- Kabbe Location in Namibia
- Coordinates: 17°43′11″S 24°38′01″E﻿ / ﻿17.7196°S 24.6336°E
- Country: Namibia
- Region: Zambezi Region
- Constituency: Kabbe North
- Time zone: UTC+2 (South African Standard Time)
- • Summer (DST): SAST
- Climate: Cwa

= Kabbe =

Settlement in Namibia

Kabbe is a settlement in Namibia's Zambezi Region, located 53 kilometres southeast of the region's capital, Katima Mulilo. It serves as the administrative centre of the Kabbe North Constituency.

Kabbe North Constituency was established in August 2013, following the Fourth Delimitation Commission of Namibia's recommendation to split the former Kabbe Constituency into two: Kabbe North and Kabbe South.
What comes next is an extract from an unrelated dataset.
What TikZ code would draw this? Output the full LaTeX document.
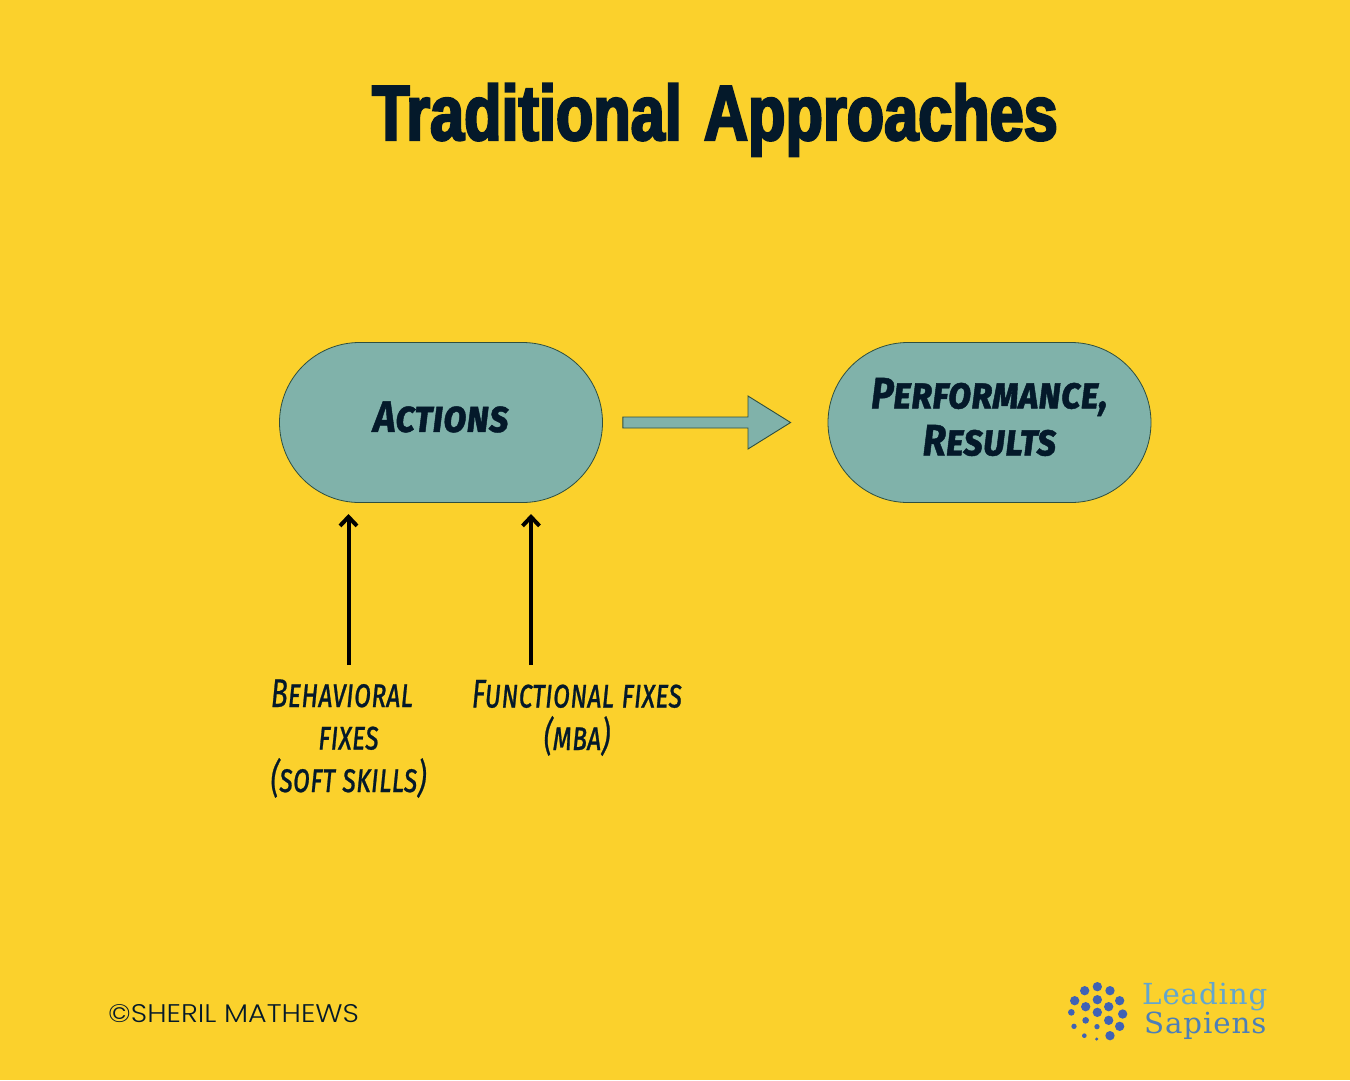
\documentclass[tikz,border=0pt]{standalone}
\usepackage{fontspec}
\setmainfont{Liberation Sans}
\newfontfamily\titlefont[FakeStretch=0.785,FakeBold=3,WordSpace=1.3]{Liberation Sans Bold}
\newfontfamily\handfont[FakeStretch=0.70,FakeBold=0.6,Letters=SmallCaps,Ligatures=NoCommon]{Fira Sans Italic}
\newfontfamily\handbold[FakeStretch=0.87,Letters=SmallCaps,FakeBold=1]{Fira Sans Bold Italic}
\newfontfamily\footfont[FakeStretch=1.12]{Poppins Light}
\newfontfamily\logofont[FakeStretch=1.01,LetterSpace=3]{DejaVu Serif}
\definecolor{bgyellow}{HTML}{FBD12C}
\definecolor{teal}{HTML}{80B2AA}
\definecolor{edgedark}{HTML}{2F4F3F}
\definecolor{ink}{HTML}{04192A}
\definecolor{dotblue}{HTML}{3F62B5}
\definecolor{logolight}{HTML}{62A6CF}
\definecolor{logodark}{HTML}{4C7FB8}
\tikzset{
  pill/.style={draw=edgedark,line width=0.8pt,fill=teal,rounded rectangle,minimum width=323pt,minimum height=160pt,inner sep=0pt,align=center,text=ink,font=\handbold\fontsize{44}{47}\selectfont},
  pilltext/.style={inner sep=0pt,align=center,text=ink,font=\handbold\fontsize{44}{47}\selectfont},
  lab/.style={align=center,text=ink,inner sep=0pt,font=\handfont\fontsize{40}{42.5}\selectfont},
  up/.style={draw=black,line width=4pt,-{Straight Barb[length=9pt,width=17pt,line width=4pt]}},
  flow/.style={draw=edgedark,line width=0.9pt,fill=teal,line join=miter},
  dot/.style={fill=dotblue,draw=none,circle,inner sep=0pt}
}
\usetikzlibrary{shapes.misc,arrows.meta,calc}
\begin{document}
\begin{tikzpicture}[x=1pt,y=-1pt]
\useasboundingbox (0,0) rectangle (1350,1080);
\fill[bgyellow] (0,0) rectangle (1350,1080);
\node[inner sep=0pt,text=ink,anchor=base,font=\titlefont\fontsize{78}{80}\selectfont] (title) at (715,140) {Traditional Approaches};
\node[pill] (actions) at (441,422.5) {};
\node[pilltext] (actionstext) at (441,417) {Actions};
\node[pill] (results) at (989.5,422.5) {};
\node[pilltext] (resultstext) at (989.5,417) {Performance,\\Results};
\coordinate (shaftstart) at ($(actions.east)+(20,0)$);
\coordinate (tip) at ($(results.west)+(-37,0)$);
\draw[flow] ($(shaftstart)+(0,-5.5)$) -- (748,417) -- (748,396) -- (tip) -- (748,449) -- (748,428) -- ($(shaftstart)+(0,5.5)$) -- cycle;
\node[lab,anchor=base] (behav) at (348.5,792) {Behavioral\hspace*{13pt}\\fixes\\(soft skills)};
\node[lab,anchor=base] (func) at (577,750) {Functional fixes\\(mba)};
\coordinate (a1) at (348.5,665);
\coordinate (b1) at (348.5,514);
\coordinate (a2) at (531,665);
\coordinate (b2) at (531,514);
\draw[up] (a1) -- (b1);
\draw[up] (a2) -- (b2);
\node[inner sep=0pt,anchor=base west,text=ink,font=\footfont\fontsize{25.5}{27}\selectfont] (foot) at (108,1022) {©SHERIL MATHEWS};
\node[inner sep=0pt,anchor=base west,align=left,font=\logofont\fontsize{29}{26}\selectfont] (logo) at (1142,1033) {\textcolor{logolight}{Leading}\\\hspace*{2pt}\textcolor{logodark}{Sapiens}};
\foreach \i/\zx/\zy/\zr in {1/142/50/14,2/104/62/14,3/180/62/14,4/74/92/14,5/209/92/14,6/142/89/14,7/107/110/14,8/176/110/14,9/64/127/10,10/218/132/14,11/142/127/14,12/107/151/10,13/176/151/14,14/72/169/8,15/209/169/14,16/141/170/8,17/103/197/7,18/140/207/5,19/180/197/14}
  \node[dot,minimum size=\zr*2/3*1pt] (d\i) at ({1050+\zx/3},{970+\zy/3}) {};
\end{tikzpicture}
\end{document}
This division was made in preparation for the 2014 general election.

The area around Kabbe is known for its lush vegetation and diverse wildlife, making it a key part of the Zambezi Region's ecosystem. The settlement and its surrounding villages face seasonal flooding, which can impact infrastructure and accessibility. Despite these challenges, the community relies on subsistence farming, fishing, and small-scale commerce for their livelihoods. Additionally, Kabbe plays a role in regional tourism, attracting visitors interested in its natural beauty and cultural heritage. The settlement has a clinic, Kabbe Clinic.